## Stated problem:
Restate all the material verbatim, except for the pictures.

+===+

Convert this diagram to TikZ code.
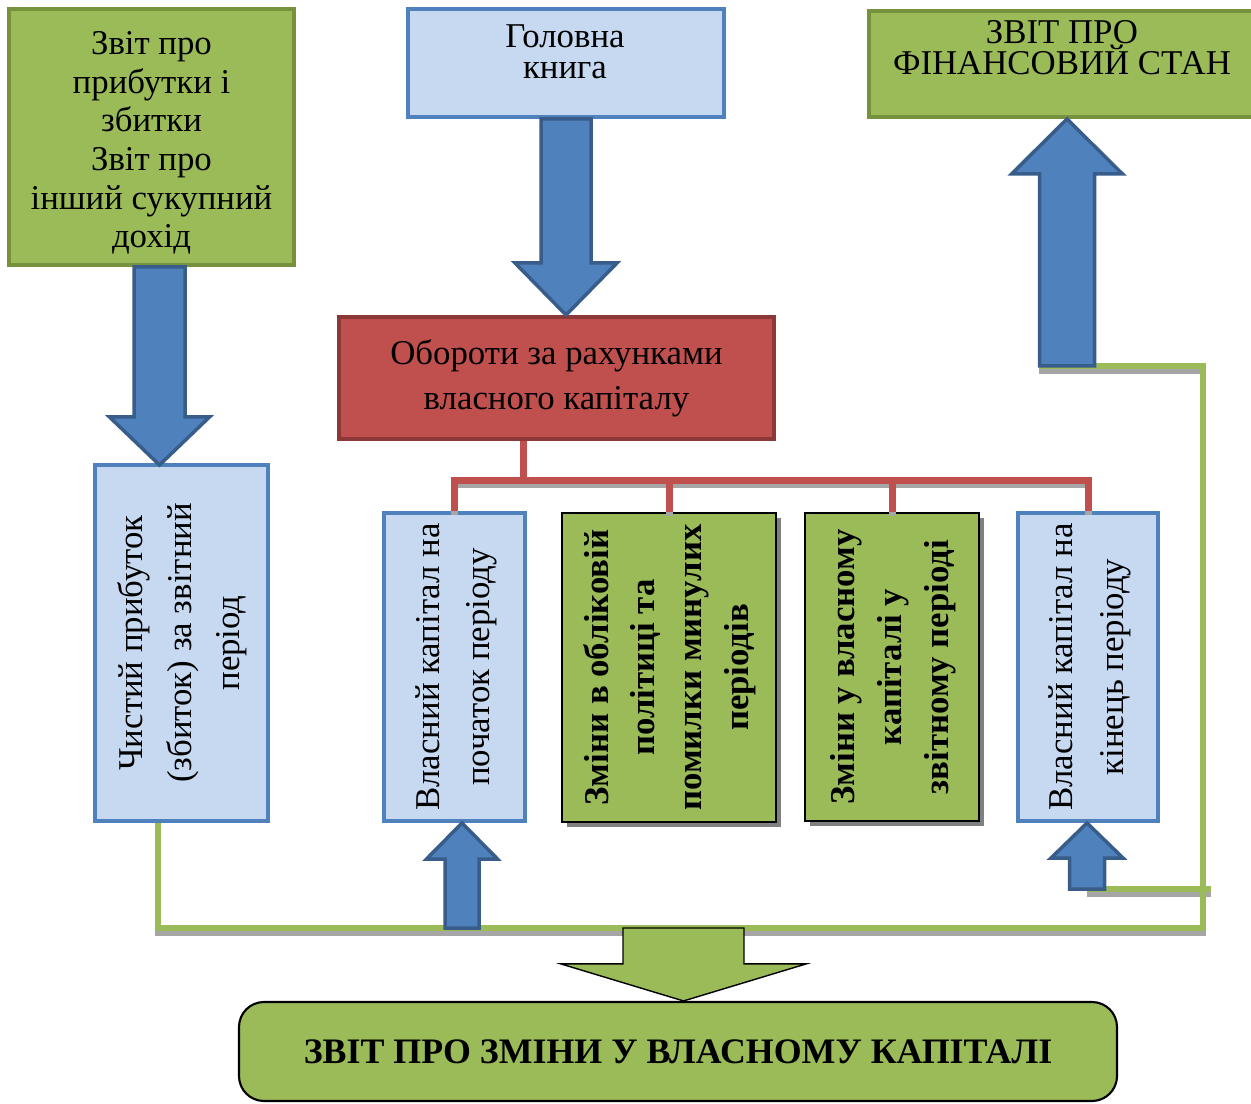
\documentclass[tikz,border=0pt]{standalone}
\usepackage{fontspec}
\setmainfont{Liberation Serif}
\usepackage{xcolor}
\definecolor{leaf}{HTML}{9BBB59}
\definecolor{leafdark}{HTML}{76923C}
\definecolor{sky}{HTML}{C6D9F1}
\definecolor{skyline}{HTML}{4F81BD}
\definecolor{arrowblue}{HTML}{4F81BD}
\definecolor{arrowedge}{HTML}{385D8A}
\definecolor{brick}{HTML}{C0504D}
\definecolor{brickdark}{HTML}{8C3836}
\definecolor{shade}{HTML}{A6A6A6}
\usepackage{tikz}
\usetikzlibrary{calc, shadows}

% текст знизу вгору
\newcommand{\uptext}[1]{\rotatebox{90}{\begin{tabular}{@{}c@{}}#1\end{tabular}}}

% об'ємна стрілка: хвіст, вістря, пів ширини стрижня, пів ширини голівки, довжина голівки
\newcommand{\blockarrow}[6][]{%
  \filldraw[#1] let \p1=(#2), \p2=(#3) in
    ({\x2-#4},\y1) -- ({\x2-#4},{\y2+(#6)}) -- ({\x2-#5},{\y2+(#6)}) -- (\p2)
    -- ({\x2+#5},{\y2+(#6)}) -- ({\x2+#4},{\y2+(#6)}) -- ({\x2+#4},\y1) -- cycle;}

\tikzset{
  box/.style={inner sep=0pt, align=center, font=\fontsize{9.9}{11}\selectfont},
  greenbox/.style={box, draw=leafdark, fill=leaf, line width=0.04cm},
  bluebox/.style={box, draw=skyline, fill=sky, line width=0.04cm},
  redbox/.style={box, draw=brickdark, fill=brick, line width=0.04cm},
  changebox/.style={box, draw=black, fill=leaf, line width=0.02cm,
    font=\bfseries\fontsize{9.9}{13.3}\selectfont,
    drop shadow={shadow xshift=0.05cm, shadow yshift=-0.05cm, fill=black!50, opacity=1}},
  bluearrow/.style={fill=arrowblue, draw=arrowedge, line width=0.035cm},
  greenarrow/.style={fill=leaf, draw=black, line width=0.4pt},
  redline/.style={draw=brick, line width=0.07cm},
  redshadow/.style={draw=shade, line width=0.07cm, transform canvas={yshift=-0.04cm}},
  greenline/.style={draw=leaf, line width=0.06cm},
  greenshadow/.style={draw=shade, line width=0.06cm, transform canvas={yshift=-0.05cm}}
}

\begin{document}
\begin{tikzpicture}
  \useasboundingbox (0,0) rectangle (12.51,11.03);

  % верхній ряд
  \node[greenbox, minimum width=2.85cm, minimum height=2.56cm] (pl) at (1.515,9.66) {};
  \node[box, font={\fontsize{9.9}{11}\selectfont}] (pltext) at (1.515,9.60)
    {Звіт про\\прибутки і\\збитки\\Звіт про\\інший сукупний\\дохід};
  \node[bluebox, minimum width=3.16cm, minimum height=1.08cm] (ledger) at (5.66,10.40) {};
  \node[box, font={\fontsize{9.9}{8.8}\selectfont}] (ledgertext) at (5.65,10.515)
    {Головна\\книга};
  \node[greenbox, minimum width=3.86cm, minimum height=1.06cm] (fin) at (10.62,10.39) {};
  \node[box, font={\fontsize{9.9}{8.9}\selectfont}] (fintext)
    at (10.62,10.555) {ЗВІТ ПРО\\ФІНАНСОВИЙ СТАН};

  % зелені лінії (під усім іншим)
  \coordinate (nb) at (1.58,2.82);
  \coordinate (corner) at (12.03,1.75);
  \coordinate (fb) at (10.67,7.37);
  \coordinate (kt) at (10.87,2.14);
  \coordinate (pt) at (4.62,1.75);
  \coordinate (gt) at (6.835,1.75);
  \foreach \look in {greenshadow, greenline} {
    \draw[\look] (nb) |- (corner) |- ([xshift=-0.28cm]fb);
    \draw[\look] (kt) -- ++(1.24,0);
  }

  % обороти
  \coordinate (turnc) at (5.565,7.25);
  \coordinate (bus) at (5.23,6.22);

  % нижній ряд
  \node[bluebox, minimum width=1.73cm, minimum height=3.56cm,
    font={\fontsize{9.9}{13.8}\selectfont}] (net) at (1.815,4.60)
    {\uptext{Чистий прибуток\\(збиток) за звітний\\період}};
  \node[bluebox, minimum width=1.41cm, minimum height=3.08cm,
    font={\fontsize{9.9}{14.2}\selectfont}] (poch) at (4.545,4.36)
    {\uptext{Власний капітал на\\початок періоду}};
  \node[changebox, minimum width=2.14cm, minimum height=3.09cm] (ch1) at (6.69,4.355)
    {\uptext{Зміни в обліковій\\політиці та\\помилки минулих\\періодів}};
  \node[changebox, minimum width=1.74cm, minimum height=3.08cm] (ch2) at (8.92,4.36)
    {\uptext{Зміни у власному\\капіталі у\\звітному періоді}};
  \node[bluebox, minimum width=1.40cm, minimum height=3.08cm,
    font={\fontsize{9.9}{14.5}\selectfont}] (kin) at (10.88,4.36)
    {\uptext{Власний капітал на\\кінець періоду}};

  % червоні зв'язки
  \foreach \look in {redshadow, redline} {
    \draw[\look] (bus |- turnc) -- (bus);
    \draw[\look] (poch.north) -- (poch.north |- bus) -- (kin.north |- bus) -- (kin.north);
    \draw[\look] (ch1.north |- bus) -- (ch1.north);
    \draw[\look] (ch2.north |- bus) -- (ch2.north);
  }
  \node[redbox, minimum width=4.35cm, minimum height=1.22cm,
    font={\fontsize{9.9}{12.8}\selectfont}] (turn) at (turnc)
    {Обороти за рахунками\\власного капіталу};

  % підсумковий звіт
  \node[box, draw=black, fill=leaf, line width=0.6pt, rounded corners=0.25cm,
    minimum width=8.78cm, minimum height=0.99cm,
    font={\bfseries\fontsize{10.2}{12}\selectfont}] (soce) at (6.78,0.515)
    {ЗВІТ ПРО ЗМІНИ У ВЛАСНОМУ КАПІТАЛІ};

  % стрілки
  \coordinate (la) at (1.595,6.38);
  \blockarrow[bluearrow]{la |- pl.south}{la}{0.255cm}{0.50cm}{0.48cm}
  \blockarrow[bluearrow]{ledger.south}{ledger.south |- turn.north}{0.25cm}{0.51cm}{0.52cm}
  \blockarrow[bluearrow]{fb}{fb |- fin.south}{0.275cm}{0.555cm}{-0.55cm}
  \blockarrow[bluearrow]{pt}{pt |- poch.south}{0.17cm}{0.355cm}{-0.36cm}
  \blockarrow[bluearrow]{kt}{kt |- kin.south}{0.175cm}{0.36cm}{-0.35cm}
  \blockarrow[greenarrow]{gt}{gt |- soce.north}{0.605cm}{1.225cm}{0.37cm}
\end{tikzpicture}
\end{document}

+===+

## Answer to the problem:
Convert this diagram to TikZ code.
\documentclass[tikz,border=0pt]{standalone}
\usepackage{fontspec}
\setmainfont{Liberation Serif}
\usepackage{xcolor}
\definecolor{leaf}{HTML}{9BBB59}
\definecolor{leafdark}{HTML}{76923C}
\definecolor{sky}{HTML}{C6D9F1}
\definecolor{skyline}{HTML}{4F81BD}
\definecolor{arrowblue}{HTML}{4F81BD}
\definecolor{arrowedge}{HTML}{385D8A}
\definecolor{brick}{HTML}{C0504D}
\definecolor{brickdark}{HTML}{8C3836}
\definecolor{shade}{HTML}{A6A6A6}
\usepackage{tikz}
\usetikzlibrary{calc, shadows}

% текст знизу вгору
\newcommand{\uptext}[1]{\rotatebox{90}{\begin{tabular}{@{}c@{}}#1\end{tabular}}}

% об'ємна стрілка: хвіст, вістря, пів ширини стрижня, пів ширини голівки, довжина голівки
\newcommand{\blockarrow}[6][]{%
  \filldraw[#1] let \p1=(#2), \p2=(#3) in
    ({\x2-#4},\y1) -- ({\x2-#4},{\y2+(#6)}) -- ({\x2-#5},{\y2+(#6)}) -- (\p2)
    -- ({\x2+#5},{\y2+(#6)}) -- ({\x2+#4},{\y2+(#6)}) -- ({\x2+#4},\y1) -- cycle;}

\tikzset{
  box/.style={inner sep=0pt, align=center, font=\fontsize{9.9}{11}\selectfont},
  greenbox/.style={box, draw=leafdark, fill=leaf, line width=0.04cm},
  bluebox/.style={box, draw=skyline, fill=sky, line width=0.04cm},
  redbox/.style={box, draw=brickdark, fill=brick, line width=0.04cm},
  changebox/.style={box, draw=black, fill=leaf, line width=0.02cm,
    font=\bfseries\fontsize{9.9}{13.3}\selectfont,
    drop shadow={shadow xshift=0.05cm, shadow yshift=-0.05cm, fill=black!50, opacity=1}},
  bluearrow/.style={fill=arrowblue, draw=arrowedge, line width=0.035cm},
  greenarrow/.style={fill=leaf, draw=black, line width=0.4pt},
  redline/.style={draw=brick, line width=0.07cm},
  redshadow/.style={draw=shade, line width=0.07cm, transform canvas={yshift=-0.04cm}},
  greenline/.style={draw=leaf, line width=0.06cm},
  greenshadow/.style={draw=shade, line width=0.06cm, transform canvas={yshift=-0.05cm}}
}

\begin{document}
\begin{tikzpicture}
  \useasboundingbox (0,0) rectangle (12.51,11.03);

  % верхній ряд
  \node[greenbox, minimum width=2.85cm, minimum height=2.56cm] (pl) at (1.515,9.66) {};
  \node[box, font={\fontsize{9.9}{11}\selectfont}] (pltext) at (1.515,9.60)
    {Звіт про\\прибутки і\\збитки\\Звіт про\\інший сукупний\\дохід};
  \node[bluebox, minimum width=3.16cm, minimum height=1.08cm] (ledger) at (5.66,10.40) {};
  \node[box, font={\fontsize{9.9}{8.8}\selectfont}] (ledgertext) at (5.65,10.515)
    {Головна\\книга};
  \node[greenbox, minimum width=3.86cm, minimum height=1.06cm] (fin) at (10.62,10.39) {};
  \node[box, font={\fontsize{9.9}{8.9}\selectfont}] (fintext)
    at (10.62,10.555) {ЗВІТ ПРО\\ФІНАНСОВИЙ СТАН};

  % зелені лінії (під усім іншим)
  \coordinate (nb) at (1.58,2.82);
  \coordinate (corner) at (12.03,1.75);
  \coordinate (fb) at (10.67,7.37);
  \coordinate (kt) at (10.87,2.14);
  \coordinate (pt) at (4.62,1.75);
  \coordinate (gt) at (6.835,1.75);
  \foreach \look in {greenshadow, greenline} {
    \draw[\look] (nb) |- (corner) |- ([xshift=-0.28cm]fb);
    \draw[\look] (kt) -- ++(1.24,0);
  }

  % обороти
  \coordinate (turnc) at (5.565,7.25);
  \coordinate (bus) at (5.23,6.22);

  % нижній ряд
  \node[bluebox, minimum width=1.73cm, minimum height=3.56cm,
    font={\fontsize{9.9}{13.8}\selectfont}] (net) at (1.815,4.60)
    {\uptext{Чистий прибуток\\(збиток) за звітний\\період}};
  \node[bluebox, minimum width=1.41cm, minimum height=3.08cm,
    font={\fontsize{9.9}{14.2}\selectfont}] (poch) at (4.545,4.36)
    {\uptext{Власний капітал на\\початок періоду}};
  \node[changebox, minimum width=2.14cm, minimum height=3.09cm] (ch1) at (6.69,4.355)
    {\uptext{Зміни в обліковій\\політиці та\\помилки минулих\\періодів}};
  \node[changebox, minimum width=1.74cm, minimum height=3.08cm] (ch2) at (8.92,4.36)
    {\uptext{Зміни у власному\\капіталі у\\звітному періоді}};
  \node[bluebox, minimum width=1.40cm, minimum height=3.08cm,
    font={\fontsize{9.9}{14.5}\selectfont}] (kin) at (10.88,4.36)
    {\uptext{Власний капітал на\\кінець періоду}};

  % червоні зв'язки
  \foreach \look in {redshadow, redline} {
    \draw[\look] (bus |- turnc) -- (bus);
    \draw[\look] (poch.north) -- (poch.north |- bus) -- (kin.north |- bus) -- (kin.north);
    \draw[\look] (ch1.north |- bus) -- (ch1.north);
    \draw[\look] (ch2.north |- bus) -- (ch2.north);
  }
  \node[redbox, minimum width=4.35cm, minimum height=1.22cm,
    font={\fontsize{9.9}{12.8}\selectfont}] (turn) at (turnc)
    {Обороти за рахунками\\власного капіталу};

  % підсумковий звіт
  \node[box, draw=black, fill=leaf, line width=0.6pt, rounded corners=0.25cm,
    minimum width=8.78cm, minimum height=0.99cm,
    font={\bfseries\fontsize{10.2}{12}\selectfont}] (soce) at (6.78,0.515)
    {ЗВІТ ПРО ЗМІНИ У ВЛАСНОМУ КАПІТАЛІ};

  % стрілки
  \coordinate (la) at (1.595,6.38);
  \blockarrow[bluearrow]{la |- pl.south}{la}{0.255cm}{0.50cm}{0.48cm}
  \blockarrow[bluearrow]{ledger.south}{ledger.south |- turn.north}{0.25cm}{0.51cm}{0.52cm}
  \blockarrow[bluearrow]{fb}{fb |- fin.south}{0.275cm}{0.555cm}{-0.55cm}
  \blockarrow[bluearrow]{pt}{pt |- poch.south}{0.17cm}{0.355cm}{-0.36cm}
  \blockarrow[bluearrow]{kt}{kt |- kin.south}{0.175cm}{0.36cm}{-0.35cm}
  \blockarrow[greenarrow]{gt}{gt |- soce.north}{0.605cm}{1.225cm}{0.37cm}
\end{tikzpicture}
\end{document}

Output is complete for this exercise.